What was gratifying was later in the discussion when the former prosecutor John Flannery called out the Federalist-fascist hack for citing the real Alexander Hamilton in Federalist Paper 70, the one in which Hamilton, the real one, not the fiction that that show-biz boob Lin-Manuel Miranda put on Broadway, called for the President to be a dictator of the kind Republicans are trying to make Trump into. Here is the passage that John Flannery pointed out was cited by Malcolm in defense of Donald Trump's criminality.
There is an idea, which is not without its advocates, that a vigorous executive is inconsistent with the genius of republican government. The enlightened well-wishers to this species of government must at least hope that the supposition is destitute of foundation; since they can never admit its truth, without at the same time admitting the condemnation of their own principles. Energy in the executive is a leading character in the definition of good government. It is essential to the protection of the community against foreign attacks; it is not less essential to the steady administration of the laws; to the protection of property against those irregular and high-handed combinations which sometimes interrupt the ordinary course of justice; to the security of liberty against the enterprises and assaults of ambition, of faction, and of anarchy. Every man the least conversant in Roman history knows how often that republic was obliged to take refuge in the absolute power of a single man, under the formidable title of dictator, as well against the intrigues of ambitious individuals who aspired to the tyranny, and the seditions of whole classes of the community whose conduct threatened the existence of all government, as against the invasions of external enemies who menaced the conquest and destruction of Rome.

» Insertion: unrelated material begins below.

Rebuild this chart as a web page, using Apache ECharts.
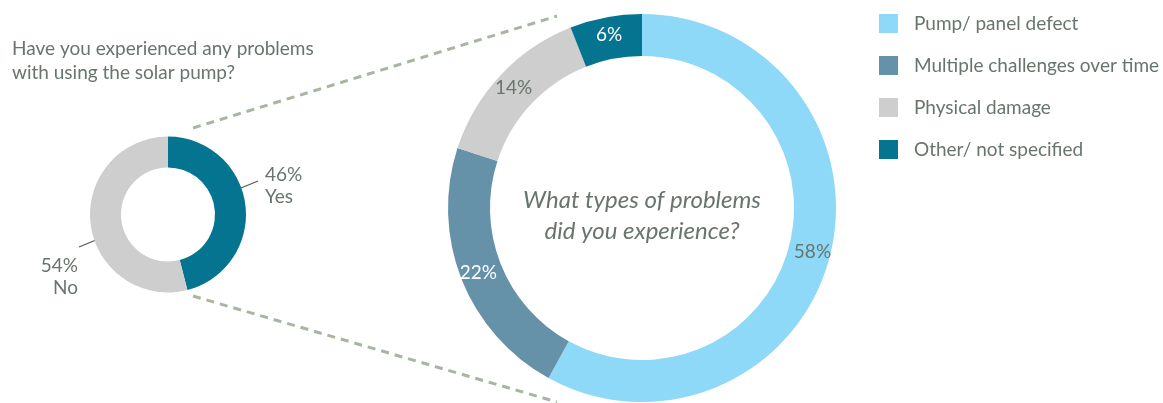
<!DOCTYPE html>
<html>
<head>
<meta charset="utf-8">
<script src="https://cdn.jsdelivr.net/npm/echarts@6/dist/echarts.min.js"></script>
<style>
html,body{margin:0;padding:0;background:#fff;}
#main{width:1163px;height:403px;}
</style>
</head>
<body>
<div id="main"></div>
<script>
// Data
const yesNoNames = ['Yes', 'No'];
const yesNoValues = [46, 54];
const problemNames = ['Pump/ panel defect', 'Multiple challenges over time', 'Physical damage', 'Other/ not specified'];
const problemValues = [58, 22, 14, 6];
const titleText = 'Have you experienced any problems\nwith using the solar pump?';
const centerText = 'What types of problems\ndid you experience?';

const FONT = 'Lato, "Open Sans", sans-serif';
const TXT = '#68756c';
const yesNoColors = ['#057491', '#cecece'];
const problemColors = ['#8ed8f8', '#6591a9', '#cecece', '#057491'];
const problemLabelColors = [TXT, '#ffffff', TXT, '#ffffff'];

const chart = echarts.init(document.getElementById('main'), null, {renderer: 'canvas'});

const dash = {stroke: '#a8b5a3', lineWidth: 3, lineDash: [8, 6]};

chart.setOption({
  animation: false,
  legend: {
    orient: 'vertical',
    left: 874, top: 9,
    data: problemNames,
    icon: 'rect',
    itemWidth: 19, itemHeight: 19, itemGap: 23,
    selectedMode: false,
    textStyle: {fontFamily: FONT, fontSize: 19, color: TXT, padding: [0, 0, 0, 11]}
  },
  graphic: [
    {type: 'text', left: 12, top: 37, style: {text: titleText, font: '19px ' + FONT, fill: TXT, lineHeight: 24}},
    {type: 'line', shape: {x1: 193, y1: 128, x2: 557, y2: 16}, style: dash, silent: true},
    {type: 'line', shape: {x1: 193, y1: 296, x2: 557, y2: 402}, style: dash, silent: true},
    {type: 'text', x: 642, y: 216, style: {text: centerText, font: 'italic 24px ' + FONT, fill: TXT, align: 'center', verticalAlign: 'middle', lineHeight: 31}}
  ],
  series: [
    {
      type: 'pie',
      center: [168, 214.5],
      radius: [47, 78],
      startAngle: 90,
      clockwise: true,
      silent: true,
      data: yesNoNames.map((n, i) => ({name: n, value: yesNoValues[i], itemStyle: {color: yesNoColors[i]}})),
      label: {
        show: true,
        formatter: p => p.value + '%\n' + p.name,
        fontFamily: FONT, fontSize: 19, color: TXT, lineHeight: 22
      },
      labelLine: {show: true, length: 10, length2: 0, lineStyle: {color: '#4f5c54', width: 1.2}},
      labelLayout: function (params) {
        if (params.dataIndex === 0) {
          return {x: 265, y: 186, align: 'left', verticalAlign: 'middle',
            labelLinePoints: [[241, 188], [258, 181], [258, 181]]};
        }
        return {x: 78, y: 277, align: 'right', verticalAlign: 'middle',
          labelLinePoints: [[96, 240], [79, 247], [79, 247]]};
      }
    },
    {
      type: 'pie',
      center: [642, 208],
      radius: [152, 194],
      startAngle: 90,
      clockwise: true,
      silent: true,
      data: problemNames.map((n, i) => ({name: n, value: problemValues[i], itemStyle: {color: problemColors[i]},
        label: {color: problemLabelColors[i]}})),
      label: {
        show: true, position: 'inside',
        formatter: p => p.value + '%',
        fontFamily: FONT, fontSize: 19
      },
      labelLine: {show: false}
    }
  ]
});
</script>
</body>
</html>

I got the feeling while listening to the clip that John Malcolm hadn't actually read the document that is probably the foremost authority behind the Republican-fascist unitary executive theory of the presidency that is a menace to the United States in 2019, a theory which is probably supported - for Republican presidents, I doubt for Democratic ones - by a majority of those on the Supreme Court and in the Republican-fascist majority in the Senate. I can say that because they have installed so many of their fellow fascist believes in the federal judiciary with complete support by Republicans in the Senate.
In Trump, of course, they prove their total and complete hypocrisy and degeneracy and the stupidity of Hamilton BECAUSE WHAT THEY ARE PROTECTING IS EXACTLY WHAT HAMILTON USED AS AN EXCUSE IN CALLING FOR A DICTATOR-PRESIDENT, TRUMP, THE REPUBLICAN-DICTATOR WAS INSTALLED BY A HOSTILE FOREIGN DICTATOR-GANGSTER WHOSE BIDDING HE IS DOING AND WHICH THE FEDERALIST-FASCISTS ARE ENABLING IN ATTACKING AMERICAN DEMOCRACY.
William Barr's and the Federalist-fascist establishment championing of the stupidest, most corrupt, most criminal, most degenerate man to have ever held the office of the presidency, one of the crew of such highly placed lawyers to do so, many of them the soured cream of the Ivy League class crop of law schools, proves just how stupid Hamilton's conception of the presidency is and how dangerous his thinking on the law and government is.
I took a lot of heat for pointing out that the musical "Hamilton" dishonestly held up one of the worst possible "founders" as some kind of hero of egalitarian democracy when he was anything but that. I did, unlike, perhaps, John Malcolm, read the Federalist Papers and knew what a piece of shit the writers of those were. Now, in this danger the country is in from Trumpian fascism, the show-biz bullshit has to be exposed for what it is even if it makes a lot of star bedazzled idiots unhappy, those who know nothing more than they see on stage, on TV in movies because that kind of lie about real people whose words and actions had and has real consequences is dangerous.
I'm tempted to say that it's unfortunate Aaron Burr or someone else hadn't shot Hamilton before he wrote that paper which has become so dangerous to us, today. I, of course, can't approve of dueling but, noting that Hamilton was sort of addicted to dueling - I believe he had been involved with about a dozen, if memory serves - that asshole was asking for it.